D.--
Do you really like John Cage? I mean, the idea is intriguing, but the execution is usually excruciating. Merce Cunningham's troop performed at Wellesley one time, and I went, and somehow managed to endure the whole evening, even though there was a Cage protégé there performing live Cage-like "music" to accompany the dancing. There was absolutely no passion or sense of humanity in the dancers' movements, since they were counting, and the music sounded like rattling chains and stomach noises. For two hours! Out of respect for the performers, I stuck it out, but most of the audience left after 30 minutes. "Aleatory" was the kindest thing that could have been said about the show. And it's funny, but I saw that word (or maybe it was aléatoire) in a CD player manual a couple of years ago, and managed to figure out its meaning all by myself, by remembering the Latin phrase Alea jacta est.

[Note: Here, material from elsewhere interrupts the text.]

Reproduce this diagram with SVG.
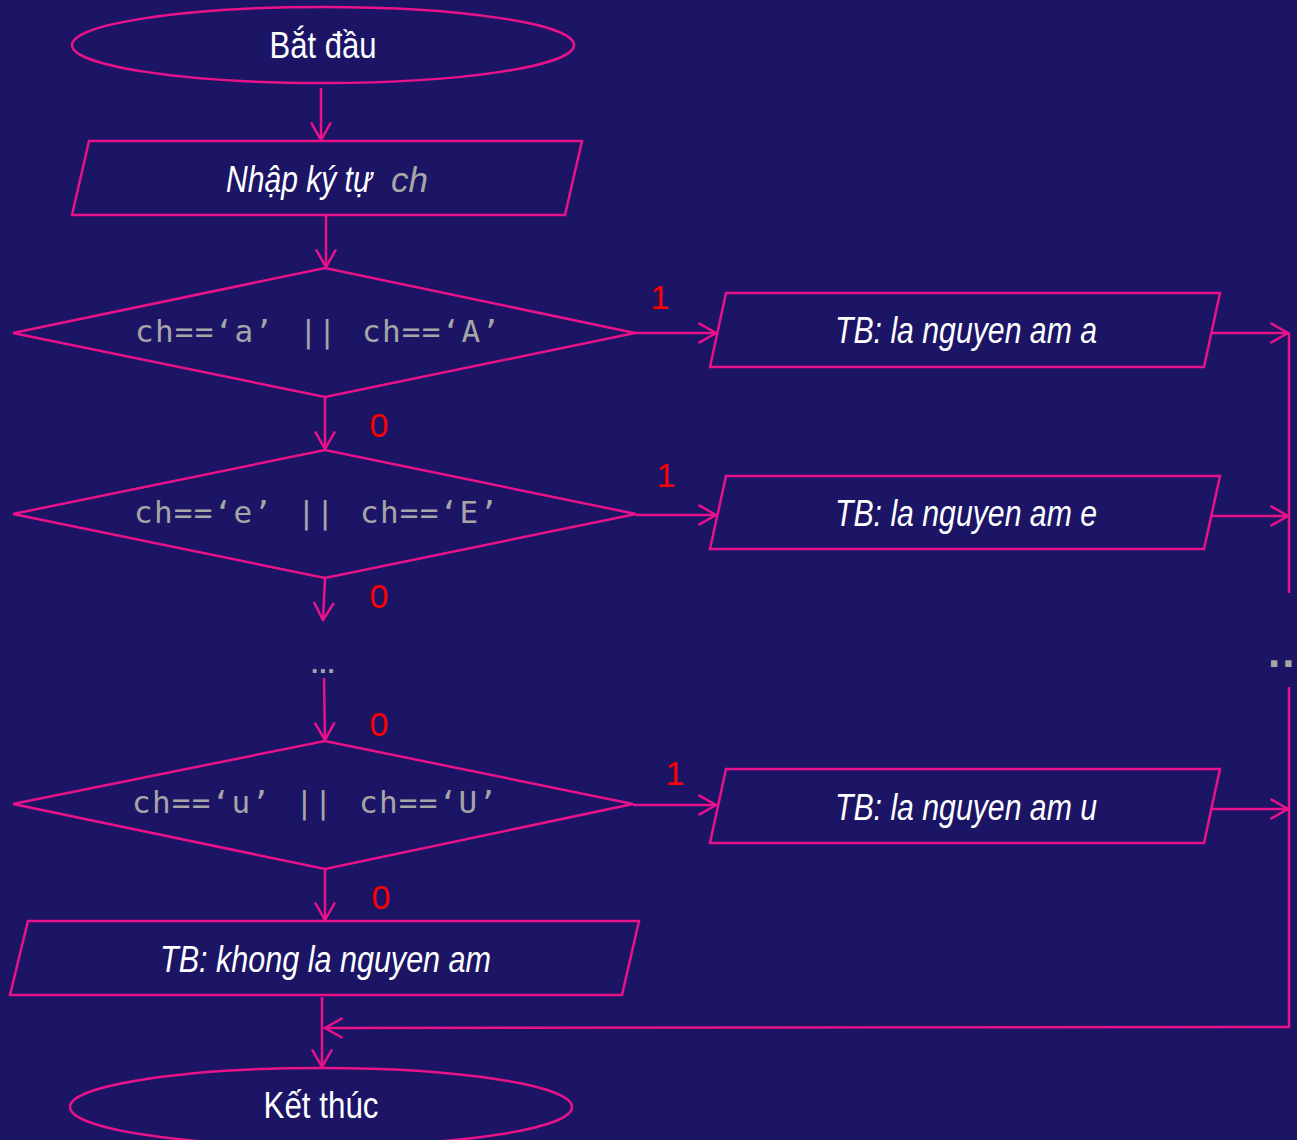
<svg xmlns="http://www.w3.org/2000/svg" width="1297" height="1140" viewBox="0 0 1297 1140">
  <style>
    .shape { fill: none; stroke: #e8138a; stroke-width: 2.5; }
    .wire { fill: none; stroke: #e8138a; stroke-width: 2.5; }
    .lbl { font-family: "Liberation Sans Narrow", "Arial Narrow", "Liberation Sans", sans-serif; fill: #ffffff; font-size: 36px; }
    .it { font-style: italic; }
    .cond { font-family: "DejaVu Sans Mono", "Liberation Mono", monospace; fill: #a6a6a6; font-size: 31px; }
    .var { font-family: "Liberation Sans", sans-serif; font-style: italic; fill: #a6a6a6; font-size: 35px; }
    .flag { font-family: "Liberation Sans Narrow", "Arial Narrow", "Liberation Sans", sans-serif; fill: #ff0000; font-size: 34px; text-anchor: middle; }
  </style>
  <defs>
    <marker id="arrow" markerUnits="userSpaceOnUse" viewBox="0 0 20 24" refX="18.5" refY="12" markerWidth="20" markerHeight="24" orient="auto">
      <path d="M1,2 L18.5,12 L1,22" fill="none" stroke="#e8138a" stroke-width="2.5"/>
    </marker>
  </defs>
  <rect width="1297" height="1140" fill="#1c1566"/>

  <!-- connectors -->
  <g id="connectors">
    <line class="wire" x1="321" y1="88" x2="321" y2="140" marker-end="url(#arrow)"/>
    <line class="wire" x1="326" y1="216" x2="326" y2="267" marker-end="url(#arrow)"/>
    <line class="wire" x1="325" y1="397" x2="325" y2="449" marker-end="url(#arrow)"/>
    <line class="wire" x1="325" y1="578" x2="323" y2="620" marker-end="url(#arrow)"/>
    <line class="wire" x1="324" y1="678" x2="325" y2="740" marker-end="url(#arrow)"/>
    <line class="wire" x1="325" y1="869" x2="325" y2="920" marker-end="url(#arrow)"/>
    <line class="wire" x1="322" y1="997" x2="322" y2="1067" marker-end="url(#arrow)"/>

    <line class="wire" x1="635" y1="333" x2="716" y2="333" marker-end="url(#arrow)"/>
    <line class="wire" x1="636" y1="515" x2="716" y2="515" marker-end="url(#arrow)"/>
    <line class="wire" x1="633" y1="805" x2="716" y2="805" marker-end="url(#arrow)"/>

    <line class="wire" x1="1211" y1="333" x2="1288" y2="333" marker-end="url(#arrow)"/>
    <line class="wire" x1="1211" y1="516" x2="1288" y2="516" marker-end="url(#arrow)"/>
    <line class="wire" x1="1210" y1="809" x2="1288" y2="809" marker-end="url(#arrow)"/>

    <line class="wire" x1="1289" y1="333" x2="1289" y2="593"/>
    <polyline class="wire" points="1289,687 1289,1027 325,1028" marker-end="url(#arrow)"/>

    <text class="flag" x="660" y="309">1</text>
    <text class="flag" x="379" y="437">0</text>
    <text class="flag" x="666" y="487">1</text>
    <text class="flag" x="379" y="608">0</text>
    <text class="flag" x="379" y="736">0</text>
    <text class="flag" x="675" y="785">1</text>
    <text class="flag" x="381" y="909">0</text>

    <text x="311" y="673" font-family="Liberation Sans, sans-serif" font-weight="bold" font-size="26" fill="#a6a6a6" letter-spacing="1">...</text>
    <text x="1268" y="667" font-family="Liberation Sans, sans-serif" font-weight="bold" font-size="44" fill="#a6a6a6" letter-spacing="2">..</text>
  </g>

  <g id="start">
    <ellipse class="shape" cx="323" cy="45" rx="251" ry="38"/>
    <text class="lbl" x="323" y="58" text-anchor="middle" textLength="107" lengthAdjust="spacingAndGlyphs">Bắt đầu</text>
  </g>

  <g id="input">
    <polygon class="shape" points="89,141 582,141 565,215 72,215"/>
    <text class="lbl it" y="192"><tspan x="226" textLength="146" lengthAdjust="spacingAndGlyphs">Nhập ký tự</tspan><tspan class="var" x="391" textLength="37" lengthAdjust="spacingAndGlyphs">ch</tspan></text>
  </g>

  <g id="check-a">
    <polygon class="shape" points="13,333 325,268 635,333 325,397"/>
    <text class="cond" y="342"><tspan x="135" textLength="138" lengthAdjust="spacing">ch==‘a’</tspan><tspan x="299">||</tspan><tspan x="362" textLength="138" lengthAdjust="spacing">ch==‘A’</tspan></text>
  </g>

  <g id="print-a">
    <polygon class="shape" points="726,293 1220,293 1204,367 710,367"/>
    <text class="lbl it" x="835" y="343" textLength="262" lengthAdjust="spacingAndGlyphs">TB: la nguyen am a</text>
  </g>

  <g id="check-e">
    <polygon class="shape" points="13,514 325,450 636,514 325,578"/>
    <text class="cond" y="523"><tspan x="134" textLength="138" lengthAdjust="spacing">ch==‘e’</tspan><tspan x="297">||</tspan><tspan x="360" textLength="138" lengthAdjust="spacing">ch==‘E’</tspan></text>
  </g>

  <g id="print-e">
    <polygon class="shape" points="726,476 1220,476 1204,549 710,549"/>
    <text class="lbl it" x="835" y="526" textLength="262" lengthAdjust="spacingAndGlyphs">TB: la nguyen am e</text>
  </g>

  <g id="check-u">
    <polygon class="shape" points="13,804 325,741 633,804 325,869"/>
    <text class="cond" y="813"><tspan x="132" textLength="138" lengthAdjust="spacing">ch==‘u’</tspan><tspan x="295">||</tspan><tspan x="359" textLength="138" lengthAdjust="spacing">ch==‘U’</tspan></text>
  </g>

  <g id="print-u">
    <polygon class="shape" points="726,769 1220,769 1204,843 710,843"/>
    <text class="lbl it" x="835" y="820" textLength="262" lengthAdjust="spacingAndGlyphs">TB: la nguyen am u</text>
  </g>

  <g id="print-none">
    <polygon class="shape" points="28,921 639,921 622,995 10,995"/>
    <text class="lbl it" x="160" y="972" textLength="331" lengthAdjust="spacingAndGlyphs">TB: khong la nguyen am</text>
  </g>

  <g id="end">
    <ellipse class="shape" cx="321" cy="1107" rx="251" ry="39"/>
    <text class="lbl" x="321" y="1118" text-anchor="middle" textLength="115" lengthAdjust="spacingAndGlyphs">Kết thúc</text>
  </g>
</svg>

I try to be open minded, but if I get zero pleasure or enlightenment from a performance, I think it wiser to tell the Emperor he's naked, rather than pretend he's wearing Prada. I agree that the movement in which "art" is more about making a statement than creating beauty or providing an outlet for true inspiration has run its course, as far as I'm concerned. I remember a chamber music piece composed by a Wellesley senior that was performed at our baccalaureate service, and it was a mass of discordant flutes and strings. Perhaps there was some kind of mathematical reason for its existence, but in my mind, there was no justification for subjecting us to 15 minutes of pure torture. Right afterwards, my friends Marie and Susie and I got up and performed Gilbert & Sullivan's "Three Little Maids from School" to thunderous applause. I think our audience was even more enthusiastic because they had been delivered from so-called "modern" classical music.